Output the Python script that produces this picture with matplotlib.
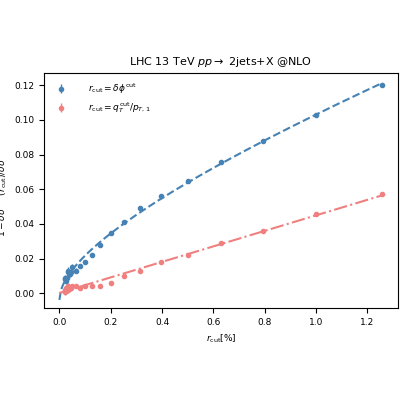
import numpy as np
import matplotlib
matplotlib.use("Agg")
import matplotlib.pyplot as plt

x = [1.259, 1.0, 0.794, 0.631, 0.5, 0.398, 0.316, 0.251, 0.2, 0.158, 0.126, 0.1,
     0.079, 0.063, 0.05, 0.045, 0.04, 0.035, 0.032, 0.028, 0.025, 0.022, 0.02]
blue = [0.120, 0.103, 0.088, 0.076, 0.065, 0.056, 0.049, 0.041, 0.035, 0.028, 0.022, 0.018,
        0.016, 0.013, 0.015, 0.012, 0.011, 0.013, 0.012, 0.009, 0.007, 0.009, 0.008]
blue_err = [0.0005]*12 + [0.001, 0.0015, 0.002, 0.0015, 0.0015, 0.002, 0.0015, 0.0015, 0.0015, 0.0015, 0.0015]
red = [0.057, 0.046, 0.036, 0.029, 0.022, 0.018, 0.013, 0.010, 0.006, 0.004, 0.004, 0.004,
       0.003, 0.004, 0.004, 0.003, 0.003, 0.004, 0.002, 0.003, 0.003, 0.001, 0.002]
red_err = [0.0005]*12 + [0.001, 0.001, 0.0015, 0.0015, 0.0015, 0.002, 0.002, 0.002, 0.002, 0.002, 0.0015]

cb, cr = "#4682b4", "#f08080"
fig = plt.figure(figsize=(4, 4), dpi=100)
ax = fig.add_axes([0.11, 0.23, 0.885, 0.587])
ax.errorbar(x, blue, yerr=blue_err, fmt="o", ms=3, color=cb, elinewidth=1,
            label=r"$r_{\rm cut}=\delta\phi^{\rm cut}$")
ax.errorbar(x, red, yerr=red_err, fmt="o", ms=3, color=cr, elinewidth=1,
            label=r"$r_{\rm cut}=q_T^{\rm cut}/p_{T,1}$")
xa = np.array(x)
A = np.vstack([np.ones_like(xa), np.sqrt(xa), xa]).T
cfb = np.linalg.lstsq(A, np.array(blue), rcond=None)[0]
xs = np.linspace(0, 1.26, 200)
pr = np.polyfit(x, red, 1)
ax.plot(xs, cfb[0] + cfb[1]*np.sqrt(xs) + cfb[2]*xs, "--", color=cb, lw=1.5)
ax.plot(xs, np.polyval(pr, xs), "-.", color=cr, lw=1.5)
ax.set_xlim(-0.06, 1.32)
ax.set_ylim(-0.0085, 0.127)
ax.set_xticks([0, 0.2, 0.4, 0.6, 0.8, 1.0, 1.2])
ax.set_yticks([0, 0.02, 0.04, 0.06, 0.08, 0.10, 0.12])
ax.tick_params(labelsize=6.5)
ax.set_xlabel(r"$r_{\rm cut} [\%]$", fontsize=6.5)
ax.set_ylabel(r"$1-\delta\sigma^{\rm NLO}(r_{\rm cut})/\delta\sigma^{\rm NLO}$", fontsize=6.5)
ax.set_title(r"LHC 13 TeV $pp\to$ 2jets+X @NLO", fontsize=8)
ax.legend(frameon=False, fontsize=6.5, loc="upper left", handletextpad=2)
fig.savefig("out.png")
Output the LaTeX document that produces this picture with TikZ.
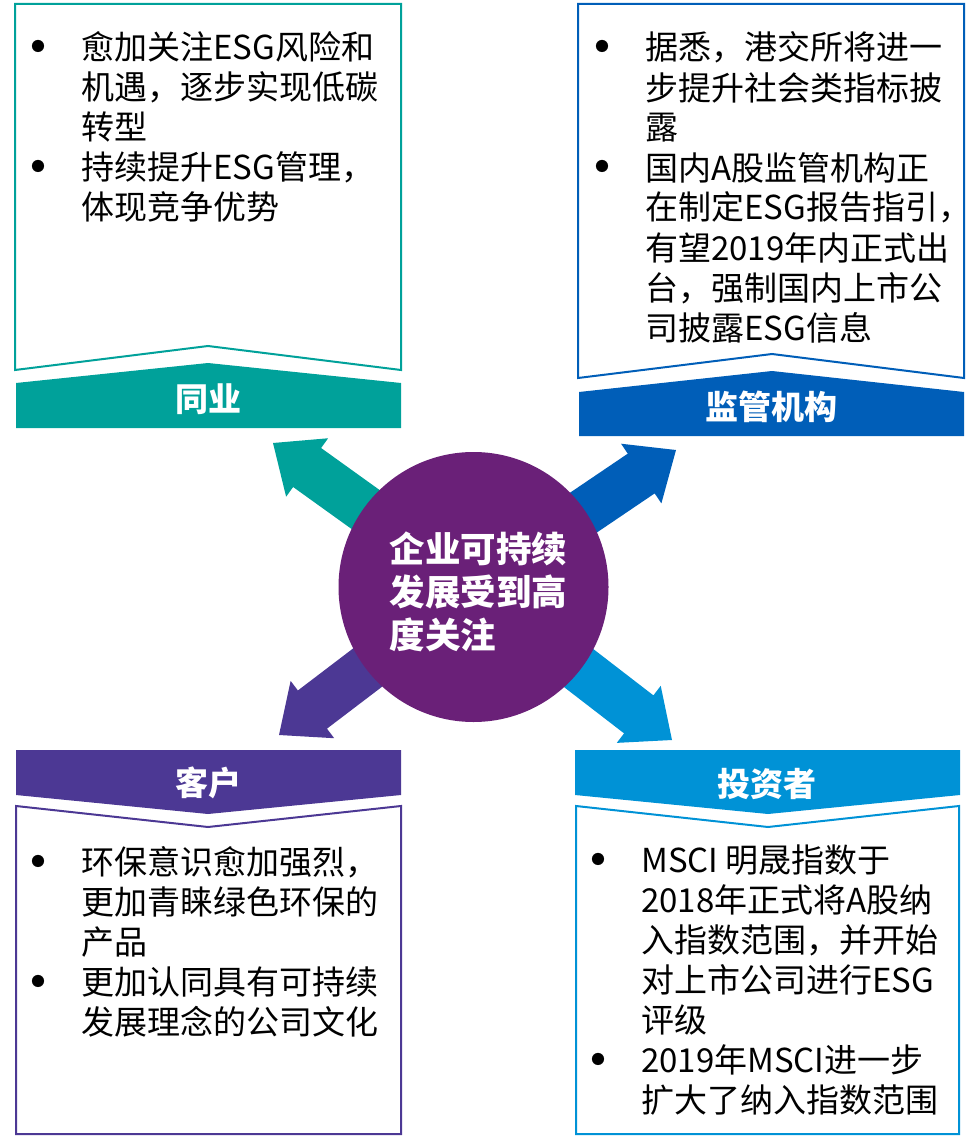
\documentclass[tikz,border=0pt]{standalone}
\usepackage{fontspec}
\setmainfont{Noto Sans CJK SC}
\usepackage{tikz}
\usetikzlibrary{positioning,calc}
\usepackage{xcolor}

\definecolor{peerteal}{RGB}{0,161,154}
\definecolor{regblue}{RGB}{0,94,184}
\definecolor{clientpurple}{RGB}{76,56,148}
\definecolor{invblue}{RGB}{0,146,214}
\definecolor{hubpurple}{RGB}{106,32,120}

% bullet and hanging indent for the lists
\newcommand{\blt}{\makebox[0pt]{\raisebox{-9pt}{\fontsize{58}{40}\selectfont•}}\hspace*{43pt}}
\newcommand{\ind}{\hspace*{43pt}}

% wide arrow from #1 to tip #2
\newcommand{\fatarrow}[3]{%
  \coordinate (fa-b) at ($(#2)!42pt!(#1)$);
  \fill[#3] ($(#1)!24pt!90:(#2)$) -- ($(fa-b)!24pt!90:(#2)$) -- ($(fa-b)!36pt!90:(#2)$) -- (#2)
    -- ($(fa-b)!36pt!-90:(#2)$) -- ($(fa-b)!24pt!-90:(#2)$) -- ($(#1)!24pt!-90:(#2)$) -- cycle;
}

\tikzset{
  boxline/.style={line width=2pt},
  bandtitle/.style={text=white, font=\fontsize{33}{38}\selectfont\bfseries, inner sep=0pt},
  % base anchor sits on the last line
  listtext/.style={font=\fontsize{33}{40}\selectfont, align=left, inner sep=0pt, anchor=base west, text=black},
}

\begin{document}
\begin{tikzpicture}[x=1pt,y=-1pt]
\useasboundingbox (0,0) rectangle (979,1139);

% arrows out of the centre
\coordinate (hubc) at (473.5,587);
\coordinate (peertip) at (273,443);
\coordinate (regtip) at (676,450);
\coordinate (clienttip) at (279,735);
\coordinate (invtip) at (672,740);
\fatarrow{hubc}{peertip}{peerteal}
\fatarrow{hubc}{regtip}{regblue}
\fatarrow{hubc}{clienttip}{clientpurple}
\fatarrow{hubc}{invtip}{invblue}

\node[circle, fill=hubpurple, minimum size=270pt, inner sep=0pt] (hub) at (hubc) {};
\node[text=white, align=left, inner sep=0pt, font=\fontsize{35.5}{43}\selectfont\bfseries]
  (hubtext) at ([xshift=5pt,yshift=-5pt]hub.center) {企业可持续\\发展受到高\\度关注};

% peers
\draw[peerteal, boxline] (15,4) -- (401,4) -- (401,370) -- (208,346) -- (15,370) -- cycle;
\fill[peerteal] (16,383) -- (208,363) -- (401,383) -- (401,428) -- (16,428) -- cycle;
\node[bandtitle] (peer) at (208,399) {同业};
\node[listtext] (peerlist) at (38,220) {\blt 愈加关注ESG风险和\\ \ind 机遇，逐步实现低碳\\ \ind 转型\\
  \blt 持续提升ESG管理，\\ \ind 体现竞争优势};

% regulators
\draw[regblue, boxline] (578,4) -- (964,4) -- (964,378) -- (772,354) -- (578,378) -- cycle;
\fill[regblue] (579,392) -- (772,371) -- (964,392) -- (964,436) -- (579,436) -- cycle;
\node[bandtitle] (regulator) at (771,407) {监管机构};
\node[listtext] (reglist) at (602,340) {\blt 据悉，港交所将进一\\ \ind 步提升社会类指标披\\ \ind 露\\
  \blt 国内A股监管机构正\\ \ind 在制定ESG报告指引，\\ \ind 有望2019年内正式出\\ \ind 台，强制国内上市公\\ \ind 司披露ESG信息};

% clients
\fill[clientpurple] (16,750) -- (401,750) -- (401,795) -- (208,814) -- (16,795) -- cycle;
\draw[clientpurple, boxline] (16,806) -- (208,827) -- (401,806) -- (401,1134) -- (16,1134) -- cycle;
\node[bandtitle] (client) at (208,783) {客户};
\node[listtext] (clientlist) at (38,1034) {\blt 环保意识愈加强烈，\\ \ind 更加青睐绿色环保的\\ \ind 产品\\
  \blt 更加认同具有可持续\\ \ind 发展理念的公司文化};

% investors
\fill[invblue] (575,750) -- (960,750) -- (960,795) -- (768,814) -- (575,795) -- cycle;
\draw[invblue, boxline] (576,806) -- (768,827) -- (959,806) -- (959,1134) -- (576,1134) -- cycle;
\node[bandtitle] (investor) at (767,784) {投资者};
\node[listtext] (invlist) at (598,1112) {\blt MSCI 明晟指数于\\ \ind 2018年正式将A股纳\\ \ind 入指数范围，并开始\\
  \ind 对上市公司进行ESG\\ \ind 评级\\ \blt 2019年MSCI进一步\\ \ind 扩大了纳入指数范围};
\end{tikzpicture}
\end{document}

EXERCISE PROMPT: Without any pictures, reproduce the lines from the first one in the material through the line that has "import matplotlib.pyplot as plt", exactly as they appear.

WRITTEN REPLY:
Output the Python script that produces this picture with matplotlib.
import numpy as np
import matplotlib
matplotlib.use("Agg")
import matplotlib.pyplot as plt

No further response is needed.